Make sure Cairo/pixman support the image formats that GPUs generally prefer. Have them do the necessary conversions if the rest of the program passes an unsupported format. Ensure that a Cairo image surface can be created with the GPU's preferred format.
Make GdkPixbuf just be a wrapper around a Cairo image surface. GdkPixbuf is already an opaque structure, and it already knows how to copy pixel data in case the calling code requests it, or wants to turn a pixbuf from immutable to mutable.
Provide GdkPixbuf APIs that deal with Cairo image surfaces. For example, deprecate gdk_pixbuf_new() and gdk_pixbuf_new_from_data(), in favor of a new gdk_pixbuf_new_from_cairo_image_surface(). Instead of gdk_pixbuf_get_pixels() and related functions, have gdk_pixbuf_get_cairo_image_surface(). Mark the "give me the pixel data" functions as highly discouraged, and only for use really by applications that want to use GdkPixbuf as an image loader and little else.
Remove calls in GTK+ that cause image conversions; make them use Cairo image surfaces directly, from GdkTexture up.
Audit applications to remove calls that cause image conversions. Generally, look for where they use GdkPixbuf's deprecated APIs and update them.
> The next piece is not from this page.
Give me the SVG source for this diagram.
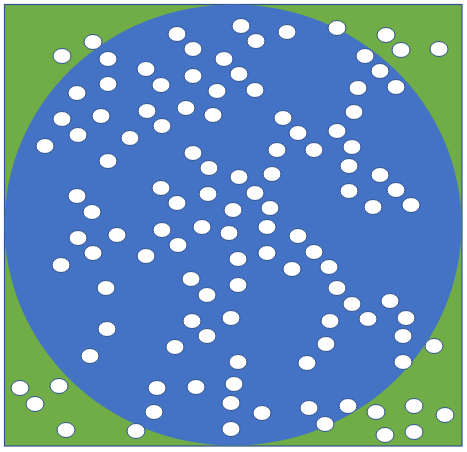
<svg xmlns="http://www.w3.org/2000/svg" width="467" height="452" viewBox="0 0 467 452">
<style>
.bg{fill:#70AD47;stroke:#2F528F;stroke-width:1.2}
.disc{fill:#4472C4}
.d{fill:#FFFFFF;stroke:#2F528F;stroke-width:1}
</style>
<rect class="bg" x="4.5" y="4.5" width="457.5" height="441.5"/>
<ellipse class="disc" cx="233" cy="225" rx="228.5" ry="220.5"/>
<g id="dots">
<ellipse class="d" cx="62" cy="56" rx="9" ry="7.5"/>
<ellipse class="d" cx="93" cy="42" rx="9" ry="7.5"/>
<ellipse class="d" cx="108" cy="59" rx="9" ry="7.5"/>
<ellipse class="d" cx="146" cy="69" rx="9" ry="7.5"/>
<ellipse class="d" cx="108" cy="84" rx="9" ry="7.5"/>
<ellipse class="d" cx="77" cy="93" rx="9" ry="7.5"/>
<ellipse class="d" cx="62" cy="119" rx="9" ry="7.5"/>
<ellipse class="d" cx="101" cy="116" rx="9" ry="7.5"/>
<ellipse class="d" cx="147" cy="111" rx="9" ry="7.5"/>
<ellipse class="d" cx="78" cy="135" rx="9" ry="7.5"/>
<ellipse class="d" cx="130" cy="138" rx="9" ry="7.5"/>
<ellipse class="d" cx="45" cy="146" rx="9" ry="7.5"/>
<ellipse class="d" cx="161" cy="85" rx="9" ry="7.5"/>
<ellipse class="d" cx="162" cy="126" rx="9" ry="7.5"/>
<ellipse class="d" cx="241" cy="26" rx="9" ry="7.5"/>
<ellipse class="d" cx="177" cy="34" rx="9" ry="7.5"/>
<ellipse class="d" cx="256" cy="41" rx="9" ry="7.5"/>
<ellipse class="d" cx="287" cy="32" rx="9" ry="7.5"/>
<ellipse class="d" cx="193" cy="49" rx="9" ry="7.5"/>
<ellipse class="d" cx="224" cy="59" rx="9" ry="7.5"/>
<ellipse class="d" cx="239" cy="74" rx="9" ry="7.5"/>
<ellipse class="d" cx="193" cy="76" rx="9" ry="7.5"/>
<ellipse class="d" cx="217" cy="91" rx="9" ry="7.5"/>
<ellipse class="d" cx="255" cy="90" rx="9" ry="7.5"/>
<ellipse class="d" cx="186" cy="108" rx="9" ry="7.5"/>
<ellipse class="d" cx="213" cy="115" rx="9" ry="7.5"/>
<ellipse class="d" cx="283" cy="118" rx="9" ry="7.5"/>
<ellipse class="d" cx="298" cy="133" rx="9" ry="7.5"/>
<ellipse class="d" cx="277" cy="150" rx="9" ry="7.5"/>
<ellipse class="d" cx="193" cy="153" rx="9" ry="7.5"/>
<ellipse class="d" cx="337" cy="28" rx="9" ry="7.5"/>
<ellipse class="d" cx="386" cy="35" rx="9" ry="7.5"/>
<ellipse class="d" cx="401" cy="50" rx="9" ry="7.5"/>
<ellipse class="d" cx="439" cy="49" rx="9" ry="7.5"/>
<ellipse class="d" cx="365" cy="56" rx="9" ry="7.5"/>
<ellipse class="d" cx="380" cy="71" rx="9" ry="7.5"/>
<ellipse class="d" cx="358" cy="88" rx="9" ry="7.5"/>
<ellipse class="d" cx="396" cy="87" rx="9" ry="7.5"/>
<ellipse class="d" cx="354" cy="112" rx="9" ry="7.5"/>
<ellipse class="d" cx="337" cy="131" rx="9" ry="7.5"/>
<ellipse class="d" cx="352" cy="147" rx="9" ry="7.5"/>
<ellipse class="d" cx="314" cy="150" rx="9" ry="7.5"/>
<ellipse class="d" cx="108" cy="161" rx="9" ry="7.5"/>
<ellipse class="d" cx="77" cy="196" rx="9" ry="7.5"/>
<ellipse class="d" cx="92" cy="212" rx="9" ry="7.5"/>
<ellipse class="d" cx="78" cy="238" rx="9" ry="7.5"/>
<ellipse class="d" cx="117" cy="235" rx="9" ry="7.5"/>
<ellipse class="d" cx="93" cy="253" rx="9" ry="7.5"/>
<ellipse class="d" cx="146" cy="256" rx="9" ry="7.5"/>
<ellipse class="d" cx="61" cy="265" rx="9" ry="7.5"/>
<ellipse class="d" cx="106" cy="288" rx="9" ry="7.5"/>
<ellipse class="d" cx="161" cy="188" rx="9" ry="7.5"/>
<ellipse class="d" cx="162" cy="230" rx="9" ry="7.5"/>
<ellipse class="d" cx="209" cy="168" rx="9" ry="7.5"/>
<ellipse class="d" cx="239" cy="177" rx="9" ry="7.5"/>
<ellipse class="d" cx="272" cy="174" rx="9" ry="7.5"/>
<ellipse class="d" cx="208" cy="194" rx="9" ry="7.5"/>
<ellipse class="d" cx="255" cy="193" rx="9" ry="7.5"/>
<ellipse class="d" cx="177" cy="203" rx="9" ry="7.5"/>
<ellipse class="d" cx="233" cy="210" rx="9" ry="7.5"/>
<ellipse class="d" cx="270" cy="208" rx="9" ry="7.5"/>
<ellipse class="d" cx="202" cy="227" rx="9" ry="7.5"/>
<ellipse class="d" cx="229" cy="233" rx="9" ry="7.5"/>
<ellipse class="d" cx="267" cy="227" rx="9" ry="7.5"/>
<ellipse class="d" cx="298" cy="236" rx="9" ry="7.5"/>
<ellipse class="d" cx="178" cy="245" rx="9" ry="7.5"/>
<ellipse class="d" cx="238" cy="259" rx="9" ry="7.5"/>
<ellipse class="d" cx="267" cy="253" rx="9" ry="7.5"/>
<ellipse class="d" cx="292" cy="269" rx="9" ry="7.5"/>
<ellipse class="d" cx="191" cy="279" rx="9" ry="7.5"/>
<ellipse class="d" cx="238" cy="285" rx="9" ry="7.5"/>
<ellipse class="d" cx="207" cy="295" rx="9" ry="7.5"/>
<ellipse class="d" cx="349" cy="166" rx="9" ry="7.5"/>
<ellipse class="d" cx="380" cy="175" rx="9" ry="7.5"/>
<ellipse class="d" cx="349" cy="191" rx="9" ry="7.5"/>
<ellipse class="d" cx="396" cy="190" rx="9" ry="7.5"/>
<ellipse class="d" cx="373" cy="207" rx="9" ry="7.5"/>
<ellipse class="d" cx="411" cy="205" rx="9" ry="7.5"/>
<ellipse class="d" cx="314" cy="252" rx="9" ry="7.5"/>
<ellipse class="d" cx="329" cy="267" rx="9" ry="7.5"/>
<ellipse class="d" cx="337" cy="288" rx="9" ry="7.5"/>
<ellipse class="d" cx="107" cy="329" rx="9" ry="7.5"/>
<ellipse class="d" cx="90" cy="356" rx="9" ry="7.5"/>
<ellipse class="d" cx="20" cy="388" rx="9" ry="7.5"/>
<ellipse class="d" cx="59" cy="386" rx="9" ry="7.5"/>
<ellipse class="d" cx="35" cy="404" rx="9" ry="7.5"/>
<ellipse class="d" cx="66" cy="430" rx="9" ry="7.5"/>
<ellipse class="d" cx="136" cy="431" rx="9" ry="7.5"/>
<ellipse class="d" cx="157" cy="388" rx="9" ry="7.5"/>
<ellipse class="d" cx="154" cy="412" rx="9" ry="7.5"/>
<ellipse class="d" cx="192" cy="321" rx="9" ry="7.5"/>
<ellipse class="d" cx="231" cy="318" rx="9" ry="7.5"/>
<ellipse class="d" cx="207" cy="336" rx="9" ry="7.5"/>
<ellipse class="d" cx="175" cy="347" rx="9" ry="7.5"/>
<ellipse class="d" cx="238" cy="362" rx="9" ry="7.5"/>
<ellipse class="d" cx="307" cy="363" rx="9" ry="7.5"/>
<ellipse class="d" cx="196" cy="387" rx="9" ry="7.5"/>
<ellipse class="d" cx="234" cy="384" rx="9" ry="7.5"/>
<ellipse class="d" cx="231" cy="403" rx="9" ry="7.5"/>
<ellipse class="d" cx="262" cy="413" rx="9" ry="7.5"/>
<ellipse class="d" cx="231" cy="429" rx="9" ry="7.5"/>
<ellipse class="d" cx="309" cy="408" rx="9" ry="7.5"/>
<ellipse class="d" cx="352" cy="304" rx="9" ry="7.5"/>
<ellipse class="d" cx="390" cy="301" rx="9" ry="7.5"/>
<ellipse class="d" cx="330" cy="321" rx="9" ry="7.5"/>
<ellipse class="d" cx="368" cy="319" rx="9" ry="7.5"/>
<ellipse class="d" cx="406" cy="318" rx="9" ry="7.5"/>
<ellipse class="d" cx="403" cy="336" rx="9" ry="7.5"/>
<ellipse class="d" cx="326" cy="344" rx="9" ry="7.5"/>
<ellipse class="d" cx="434" cy="346" rx="9" ry="7.5"/>
<ellipse class="d" cx="403" cy="362" rx="9" ry="7.5"/>
<ellipse class="d" cx="348" cy="406" rx="9" ry="7.5"/>
<ellipse class="d" cx="376" cy="412" rx="9" ry="7.5"/>
<ellipse class="d" cx="414" cy="406" rx="9" ry="7.5"/>
<ellipse class="d" cx="445" cy="415" rx="9" ry="7.5"/>
<ellipse class="d" cx="325" cy="424" rx="9" ry="7.5"/>
<ellipse class="d" cx="385" cy="435" rx="9" ry="7.5"/>
<ellipse class="d" cx="414" cy="432" rx="9" ry="7.5"/>
</g>
</svg>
Is this really a performance problem?

This is in the "excess work" category of performance issues. All those conversions are not really slow (they don't make up for the biggest part of profiles), but they are nevertheless things that we could avoid doing. We may get some speedups, but it's probably more interesting to look at things like power consumption.

Right now I'm seeing this as a cool, minor optimization, but more as a way to gradually modernize our image API.

We seem to change imaging models every N years (X11 -> libart -> Cairo -> render trees in GPUs -> ???). It is very hard to change applications to use different APIs. In the meantime, we can provide a more linear path for image data, instead of doing unnecessary conversions everywhere.

Code

I have a use-cairo-surface-internally branch in gdk-pixbuf, which I'll be working on this week. Meanwhile, you may be interested in the ongoing Performance Hackfest in Cambridge!